If we evangelize more, we’ll fight each other less.
Evangelism is both urgent and also important; when we remember this, we won’t have time for infighting. To be sure, some things other than evangelism should demand our time. Serving the poor, yes. Welcoming strangers, yes. Studying the Scriptures, calling on the Lord, and working with all our hearts at the labors he’s given us—whether at home or at work—yes, yes, and yes! But infighting? Sorry. We don’t have the time.
2. We Won’t Have the Heart
Frodo wouldn’t have gotten far without Sam. Their friendship fueled them to Mordor and back. And if we risk everything in evangelism, we’ll find we need each other, too. We’ll need comfort in the face of rejection, encouragement in the face of failure, hope in the face of despair.
Paul called the Philippians to live in humble, loving unity (Phil. 2:1–3). As Dietrich Bonhoeffer observed from the trenches of the confessing church in Nazi Germany, “The Christian needs another Christian who speaks God’s word to him. . . . The Christ in his own heart is weaker than the Christ in the word of his brother.”
There have been times in my life when negative emotions have swamped my Christian friendships. Jealously, factions, and rivalry can breed like maggots in the church and turn us inward. I’ve noticed, though, that when I spend my emotion on witnessing to unbelieving friends, I find I have little to spare for sibling conflict.
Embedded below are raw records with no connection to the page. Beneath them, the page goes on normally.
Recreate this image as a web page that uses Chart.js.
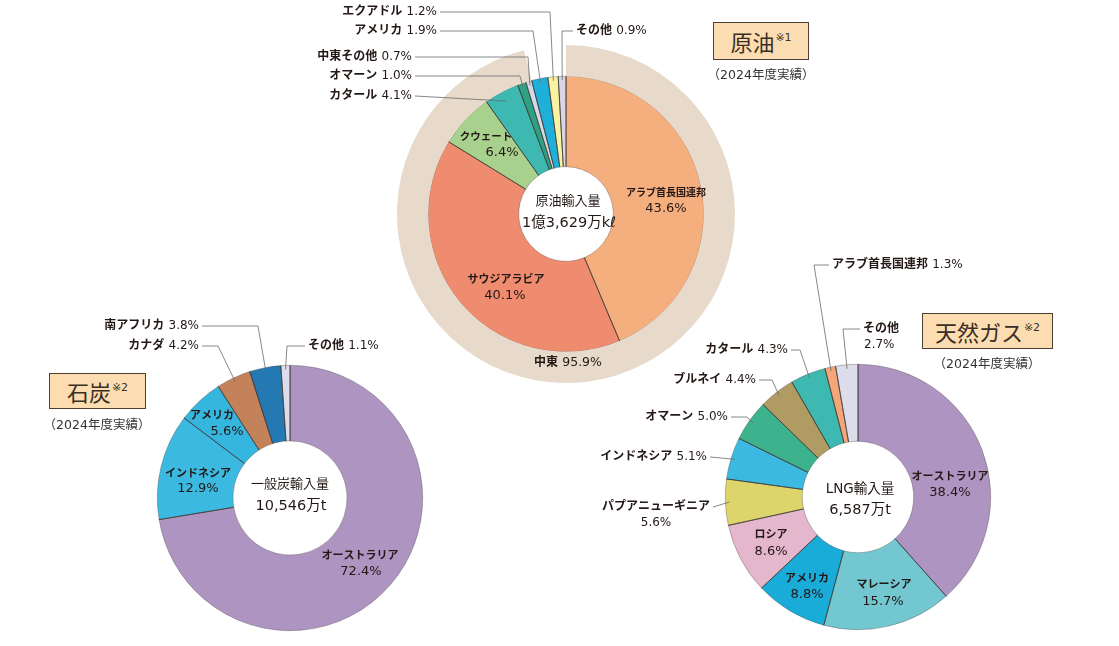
<!DOCTYPE html>
<html lang="ja">
<head>
<meta charset="utf-8">
<script src="https://cdn.jsdelivr.net/npm/chart.js@4.4.1/dist/chart.umd.min.js"></script>
<style>
  html, body { margin: 0; padding: 0; background: #fff; }
  body { width: 1119px; height: 646px; position: relative; overflow: hidden; font-family: "DejaVu Sans", "Noto Sans CJK JP", sans-serif; }
  canvas { position: absolute; }
  .tbox { position: absolute; box-sizing: border-box; background: #FCDDB1; border: 1.5px solid #4d3f33;
          font-family: "Noto Sans CJK JP", sans-serif; font-size: 22px; color: #3b2f25;
          display: flex; align-items: center; justify-content: center; line-height: 1; }
  .tbox sup { font-family: "DejaVu Sans", "Noto Sans CJK JP", sans-serif; font-size: 11px; position: relative; top: -4px; margin-left: 1px; }
  .yr { position: absolute; font-size: 12.5px; color: #333; transform: translate(-50%, -50%); white-space: nowrap; }
</style>
</head>
<body>
<canvas id="oilChart" width="540" height="400" style="left:300px;top:0px"></canvas>
<canvas id="coalChart" width="440" height="346" style="left:0px;top:300px"></canvas>
<canvas id="lngChart" width="539" height="406" style="left:580px;top:240px"></canvas>

<div class="tbox" style="left:713px;top:22px;width:96px;height:38px">原油<sup>※1</sup></div>
<div class="yr" style="left:761px;top:73px">（2024年度実績）</div>
<div class="tbox" style="left:49px;top:373px;width:97px;height:36px">石炭<sup>※2</sup></div>
<div class="yr" style="left:97px;top:423px">（2024年度実績）</div>
<div class="tbox" style="left:922px;top:313px;width:131px;height:36px">天然ガス<sup>※2</sup></div>
<div class="yr" style="left:987px;top:362px">（2024年度実績）</div>

<script>
// ---- data (shares in %) ----
const oilLabels = ["アラブ首長国連邦", "サウジアラビア", "クウェート", "カタール", "オマーン", "中東その他", "アメリカ", "エクアドル", "その他"];
const oilShares = [43.6, 40.1, 6.4, 4.1, 1.0, 0.7, 1.9, 1.2, 0.9];
const oilRegionLabels = ["中東", "中東以外"];
const oilRegionShares = [95.9, 4.0];
const oilCenter = ["原油輸入量", "1億3,629万kℓ"];

const coalLabels = ["オーストラリア", "インドネシア", "アメリカ", "カナダ", "南アフリカ", "その他"];
const coalShares = [72.4, 12.9, 5.6, 4.2, 3.8, 1.1];
const coalCenter = ["一般炭輸入量", "10,546万t"];

const lngLabels = ["オーストラリア", "マレーシア", "アメリカ", "ロシア", "パプアニューギニア", "インドネシア", "オマーン", "ブルネイ", "カタール", "アラブ首長国連邦", "その他"];
const lngShares = [38.4, 15.7, 8.8, 8.6, 5.6, 5.1, 5.0, 4.4, 4.3, 1.3, 2.7];
const lngCenter = ["LNG輸入量", "6,587万t"];

// ---- colours ----
const oilColors = ["#F5AF7E", "#EF8C6F", "#A9D18E", "#3DB9B1", "#2EA183", "#D3D9E6", "#1EB0D9", "#F8F2A2", "#D8D6E6"];
const oilRegionColors = ["#E7DACA", "rgba(0,0,0,0)"];
const coalColors = ["#AD94C1", "#3CB9E0", "#35B6DE", "#C4825A", "#2479B2", "#DCDCEA"];
const lngColors = ["#AD94C1", "#72C7D1", "#1AACD8", "#E4B7CC", "#DDD46B", "#3CB9E0", "#3DB38D", "#B09B62", "#3DB9B1", "#F4A679", "#DCDCEA"];
const EDGE = "rgba(60,55,50,0.55)";

const FONT = '"DejaVu Sans", "Noto Sans CJK JP", sans-serif';
const TXT = "#231815";
const pct = v => v.toFixed(1) + "%";

function drawRich(ctx, parts, x, y, align) {
  let total = 0;
  parts.forEach(p => { ctx.font = p[1]; total += ctx.measureText(p[0]).width; });
  let sx = align === "right" ? x - total : align === "center" ? x - total / 2 : x;
  const left = sx;
  ctx.textAlign = "left";
  parts.forEach(p => { ctx.font = p[1]; ctx.fillText(p[0], sx, y); sx += ctx.measureText(p[0]).width; });
  return { left: left, right: left + total };
}

// labels, leader lines, separators and centre text
const sliceLabels = {
  id: "sliceLabels",
  afterDatasetsDraw(chart, args, opts) {
    const ctx = chart.ctx;
    const arcs = chart.getDatasetMeta(opts.main).data;
    const names = chart.data.datasets[opts.main].names;
    const vals = chart.data.datasets[opts.main].data;
    const cx = arcs[0].x, cy = arcs[0].y;
    ctx.save();
    ctx.textBaseline = "middle";

    // slice separators
    ctx.strokeStyle = "#3b3330";
    ctx.lineWidth = 0.8;
    arcs.forEach(a => {
      const p = a.getProps(["startAngle", "innerRadius", "outerRadius"], true);
      ctx.beginPath();
      ctx.moveTo(cx + Math.cos(p.startAngle) * p.innerRadius, cy + Math.sin(p.startAngle) * p.innerRadius);
      ctx.lineTo(cx + Math.cos(p.startAngle) * p.outerRadius, cy + Math.sin(p.startAngle) * p.outerRadius);
      ctx.stroke();
    });

    ctx.fillStyle = TXT;
    // labels inside slices
    (opts.inside || []).forEach(s => {
      const ds = s.ds === undefined ? opts.main : s.ds;
      const name = chart.data.datasets[ds].names[s.i];
      const v = chart.data.datasets[ds].data[s.i];
      if (s.oneLine) {
        drawRich(ctx, [[name + " ", "bold 12px " + FONT], [pct(v), "12.5px " + FONT]], cx + s.dx, cy + s.dy, "center");
      } else {
        drawRich(ctx, [[name, "bold " + (s.fs || 11) + "px " + FONT]], cx + s.dx, cy + s.dy, "center");
        drawRich(ctx, [[pct(v), "13px " + FONT]], cx + s.vx, cy + s.vy, "center");
      }
    });

    // labels outside with leader lines
    (opts.outside || []).forEach(s => {
      const a = arcs[s.i].getProps(["startAngle", "endAngle", "outerRadius"], true);
      const x = cx + s.dx, y = cy + s.dy;
      let box;
      ctx.fillStyle = TXT;
      if (s.split) {
        box = drawRich(ctx, [[names[s.i], "bold 12px " + FONT]], x, y, s.align);
        drawRich(ctx, [[pct(vals[s.i]), "12px " + FONT]], s.align === "left" ? x + 1 : (box.left + box.right) / 2, y + 16, s.align === "left" ? "left" : "center");
      } else {
        box = drawRich(ctx, [[names[s.i] + " ", "bold 12px " + FONT], [pct(vals[s.i]), "12px " + FONT]], x, y, s.align);
      }
      const mid = (a.startAngle + a.endAngle) / 2;
      const r = a.outerRadius - (s.inset || 4);
      const sx = s.align === "left" ? box.left - 3 : box.right + 3;
      ctx.strokeStyle = "#6a6a6a";
      ctx.lineWidth = 0.8;
      ctx.beginPath();
      ctx.moveTo(sx, y);
      if (s.ex !== undefined) ctx.lineTo(cx + s.ex, y);
      ctx.lineTo(cx + Math.cos(mid) * r, cy + Math.sin(mid) * r);
      ctx.stroke();
    });

    // centre text
    ctx.fillStyle = TXT;
    (opts.center || []).forEach(c => {
      drawRich(ctx, [[c.t, c.f + " " + FONT]], cx + c.dx, cy + c.dy, "center");
    });
    ctx.restore();
  }
};

function baseOptions(pad, cutout, labelOpts) {
  return {
    responsive: false,
    animation: false,
    events: [],
    cutout: cutout,
    layout: { padding: pad },
    plugins: { legend: { display: false }, tooltip: { enabled: false }, sliceLabels: labelOpts }
  };
}

// ---- 原油 ----
new Chart(document.getElementById("oilChart"), {
  type: "doughnut",
  data: {
    labels: oilLabels,
    datasets: [
      { names: oilRegionLabels, data: oilRegionShares, backgroundColor: oilRegionColors, borderWidth: 0, weight: 31 },
      { names: oilLabels, data: oilShares, backgroundColor: oilColors, borderColor: EDGE, borderWidth: 0.6, weight: 90 }
    ]
  },
  options: baseOptions({ left: 97, top: 45, right: 105, bottom: 17 }, "28%", {
    main: 1,
    inside: [
      { i: 0, dx: 100, dy: -21, vx: 100, vy: -5, fs: 10 },
      { i: 1, dx: -60, dy: 66, vx: -61, vy: 82 },
      { i: 2, dx: -80, dy: -77, vx: -64, vy: -61, fs: 10.5 },
      { ds: 0, i: 0, dx: 2, dy: 149, oneLine: true }
    ],
    outside: [
      { i: 7, dx: -129, dy: -202, align: "right", ex: -16 },
      { i: 6, dx: -129, dy: -183, align: "right", ex: -33 },
      { i: 8, dx: 10, dy: -183, align: "left", ex: -4 },
      { i: 5, dx: -154, dy: -157, align: "right", ex: -38 },
      { i: 4, dx: -154, dy: -138, align: "right", ex: -46 },
      { i: 3, dx: -154, dy: -118, align: "right", inset: 10 }
    ],
    center: [
      { t: oilCenter[0], f: "13px", dx: 2, dy: -12 },
      { t: oilCenter[1], f: "14.5px", dx: 3, dy: 9 }
    ]
  }),
  plugins: [sliceLabels]
});

// ---- 石炭 ----
new Chart(document.getElementById("coalChart"), {
  type: "doughnut",
  data: {
    labels: coalLabels,
    datasets: [{ names: coalLabels, data: coalShares, backgroundColor: coalColors, borderColor: EDGE, borderWidth: 0.6 }]
  },
  options: baseOptions({ left: 157, top: 65, right: 17, bottom: 15 }, "43%", {
    main: 0,
    inside: [
      { i: 0, dx: 70, dy: 58, vx: 71, vy: 74 },
      { i: 1, dx: -92, dy: -24, vx: -92, vy: -9 },
      { i: 2, dx: -78, dy: -82, vx: -63, vy: -66 }
    ],
    outside: [
      { i: 4, dx: -91, dy: -172, align: "right", ex: -32 },
      { i: 3, dx: -91, dy: -152, align: "right", ex: -72 },
      { i: 5, dx: 18, dy: -152, align: "left", ex: -3 }
    ],
    center: [
      { t: coalCenter[0], f: "13px", dx: 0, dy: -13 },
      { t: coalCenter[1], f: "14.5px", dx: 1, dy: 8 }
    ]
  }),
  plugins: [sliceLabels]
});

// ---- 天然ガス ----
new Chart(document.getElementById("lngChart"), {
  type: "doughnut",
  data: {
    labels: lngLabels,
    datasets: [{ names: lngLabels, data: lngShares, backgroundColor: lngColors, borderColor: EDGE, borderWidth: 0.6 }]
  },
  options: baseOptions({ left: 145, top: 124, right: 128, bottom: 16 }, "42%", {
    main: 0,
    inside: [
      { i: 0, dx: 92, dy: -20, vx: 92, vy: -4 },
      { i: 1, dx: 26, dy: 88, vx: 25, vy: 105 },
      { i: 2, dx: -51, dy: 82, vx: -51, vy: 98 },
      { i: 3, dx: -87, dy: 38, vx: -87, vy: 55 }
    ],
    outside: [
      { i: 4, dx: -202, dy: 10, align: "center", split: true },
      { i: 5, dx: -151, dy: -40, align: "right" },
      { i: 6, dx: -130, dy: -80, align: "right", ex: -111 },
      { i: 7, dx: -102, dy: -117, align: "right", ex: -86 },
      { i: 8, dx: -70, dy: -147, align: "right", ex: -58 },
      { i: 9, dx: -26, dy: -232, align: "left", ex: -44 },
      { i: 10, dx: 5, dy: -168, align: "left", ex: -15, split: true }
    ],
    center: [
      { t: lngCenter[0], f: "13.5px", dx: 2, dy: -8 },
      { t: lngCenter[1], f: "14.5px", dx: 2, dy: 13 }
    ]
  }),
  plugins: [sliceLabels]
});
</script>
</body>
</html>
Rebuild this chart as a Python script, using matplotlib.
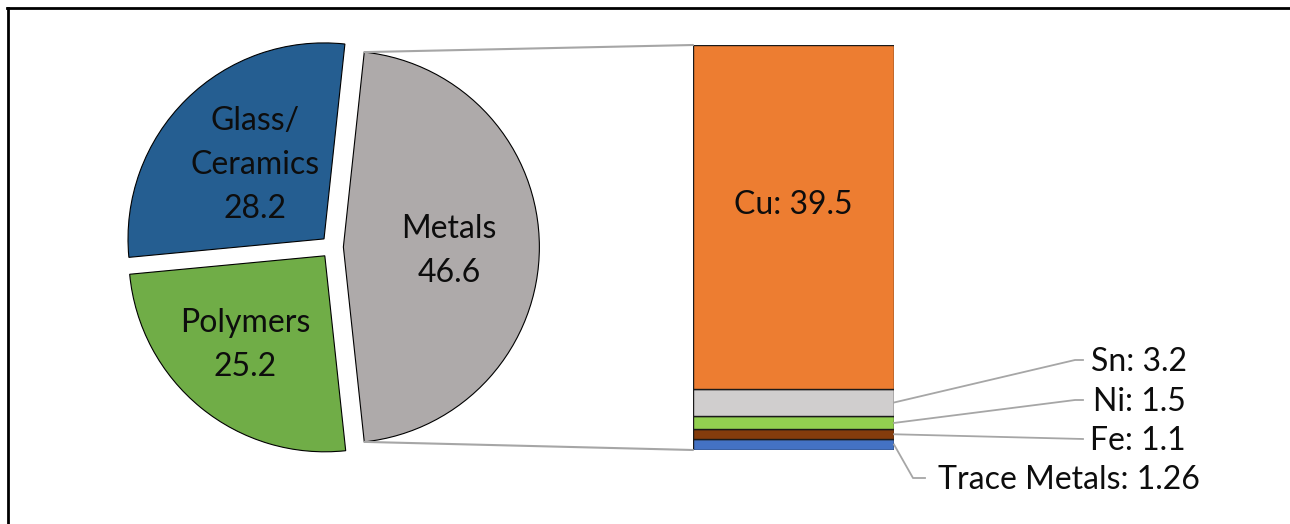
import matplotlib
matplotlib.use("Agg")
import matplotlib.pyplot as plt
from matplotlib.patches import ConnectionPatch
from matplotlib.lines import Line2D
import numpy as np

# Material composition (wt %)
pie_labels = ["Glass/\nCeramics", "Polymers", "Metals"]
pie_values = [28.2, 25.2, 46.6]
pie_colors = ["#255E91", "#70AD47", "#AEAAAA"]

# Breakdown of the metal fraction, stacked bottom to top
metal_names = ["Trace Metals", "Fe", "Ni", "Sn", "Cu"]
metal_values = [1.26, 1.1, 1.5, 3.2, 39.5]
metal_colors = ["#4472C4", "#843C0C", "#92D050", "#D0CECE", "#ED7D31"]

plt.rcParams['font.family'] = ['Lato', 'DejaVu Sans']
FS = 23
TXT = "#0d0d0d"
LEADER = "#A6A6A6"

W, H = 1290, 524
fig = plt.figure(figsize=(W / 100, H / 100), dpi=100)
fig.patch.set_facecolor("white")


def px(x, y):
    """Pixel position (top-left origin) to pie-axes data coordinates."""
    return (x, H - y)


# ---- pie ----
ax = fig.add_axes([0, 0, 1, 1])
R = 196
half = pie_values[2] / sum(pie_values) * 180.0
wedges, _ = ax.pie(pie_values, colors=pie_colors, startangle=half,
                   radius=R, center=px(332, 247), explode=[0.058 * R] * 3,
                   wedgeprops=dict(edgecolor="black", linewidth=0.8))
ax.set_xlim(0, W)
ax.set_ylim(0, H)
ax.set_aspect("equal")
ax.axis("off")

pie_text_pos = [(255, 165), (245, 345), (449, 251)]
for lab, val, (tx, ty) in zip(pie_labels, pie_values, pie_text_pos):
    ax.text(*px(tx, ty), f"{lab}\n{val}", ha="center", va="center",
            fontsize=FS, color=TXT, linespacing=1.6)

# ---- stacked bar of the metals ----
bax = fig.add_axes([693 / W, (H - 450) / H, 201 / W, 405 / H])
bottoms = np.concatenate([[0], np.cumsum(metal_values)[:-1]])
total = float(np.sum(metal_values))
bax.bar(0, metal_values, bottom=bottoms, width=1, color=metal_colors,
        edgecolor="#1a1a1a", linewidth=1.0)
bax.set_xlim(-0.5, 0.5)
bax.set_ylim(0, total)
bax.axis("off")

# large segment: label inside
bax.text(0, bottoms[4] + metal_values[4] / 2 + 1.4,
         f"{metal_names[4]}: {metal_values[4]}", ha="center", va="center",
         fontsize=FS, color=TXT)

# small segments: labels outside with leader lines
lab_left = [938, 1090, 1093, 1091]
lab_y = [480, 441, 402, 362]
elbow_x = [913, 1083, 1075, 1075]
end_x = [925, 1083, 1083, 1083]
for i in range(4):
    mid = bottoms[i] + metal_values[i] / 2
    sx, sy = bax.transData.transform((0.5, mid))
    ly = lab_y[i] - 2
    fig.add_artist(Line2D([sx, elbow_x[i], end_x[i]],
                          [sy, H - ly, H - ly],
                          transform=None, color=LEADER, lw=1.3))
    fig.text(lab_left[i] / W, 1 - lab_y[i] / H,
             f"{metal_names[i]}: {metal_values[i]}", ha="left", va="center",
             fontsize=FS, color=TXT)

# ---- connectors from the metals wedge to the bar ----
mw = wedges[2]
mcx, mcy = mw.center
r = mw.r
for ang, ybar in [(mw.theta2, total), (mw.theta1, 0)]:
    pt = (mcx + r * np.cos(np.radians(ang)), mcy + r * np.sin(np.radians(ang)))
    con = ConnectionPatch(xyA=(-0.5, ybar), coordsA=bax.transData,
                          xyB=pt, coordsB=ax.transData,
                          color=LEADER, linewidth=1.5)
    fig.add_artist(con)

# frame on top and left
fig.add_artist(Line2D([7 / W, 1], [1 - 7.5 / H, 1 - 7.5 / H],
                      transform=fig.transFigure, color="black", lw=2))
fig.add_artist(Line2D([7.5 / W, 7.5 / W], [0, 1 - 7.5 / H],
                      transform=fig.transFigure, color="black", lw=2))

fig.savefig("out.png", dpi=100, facecolor="white")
When I spend my emotion on witnessing to unbelieving friends, I find I have little to spare for sibling conflict.
So, in both our private worlds and our public witness, let’s be slow to shout, “How dare you move with that speck in your eye!” and be quick to say, “I’ve got your back: let’s go!”
3. We Won’t Have the Nerve
Yesterday, I rebuked my 7-year-old for calling my 9-year-old a mean name. I didn’t say, “You shouldn’t talk to people like that.” I didn’t even say, “Don’t talk to your sister like that.” I said, “Nobody talks to my daughter like that!”
Parental love is fierce. When we remember we’re all children of the same heavenly Father, we won’t have the nerve to pull back from our shared task of evangelism in order to beat each other up.
Don’t get me wrong. We should challenge each other in love. It’s a symptom of our lack of deep relationships that we often don’t have people in our lives to correct us when we need it. But godly correction only works when it’s bathed in love. It’s not a grenade to be hurled across enemy lines; it’s a teabag steeped in comrade care.
Let’s Go, Together
Of course, there are times when we need to call out sin. We must rebuke those who teach gospel-denying falsehoods, or perpetuate injustice, adultery, or abuse. But across second-order theological difference, we must be quick to assume the best of others’ motives, and slow to slander our siblings in Christ.
We can debate ideas without destroying each other, but if we’re eager for intramural fights, we’ll fail in our mission, and we’ll all lose out.
When we remember we’re all children of the same heavenly Father, we won’t have the nerve to pull back from our shared task of evangelism in order to beat each other up.
Frodo and Sam didn’t go on a bromance road trip. They went on a dangerous, arduous, pain-filled quest. And in the midst of it, they gained a deep experience of love. When we focus our energies on infighting, we’re not just letting our adversaries storm our strongholds over the dead bodies of our friends. We’re also missing out on one of the greatest blessings God has for us: the comrade love that springs not from total alignment with one another, but from total allegiance to our one true King.
Christ calls us to lay down our lives for each other, because he laid down his life for us (1 John 3:16). So, when our siblings are suffering friendly fire, let’s stand with them—even if their view is slightly different from ours. And if the fire is coming from our own guns, let’s repent and get back to the work God has given us: the task of testifying to the gospel of his grace (Acts 20:24).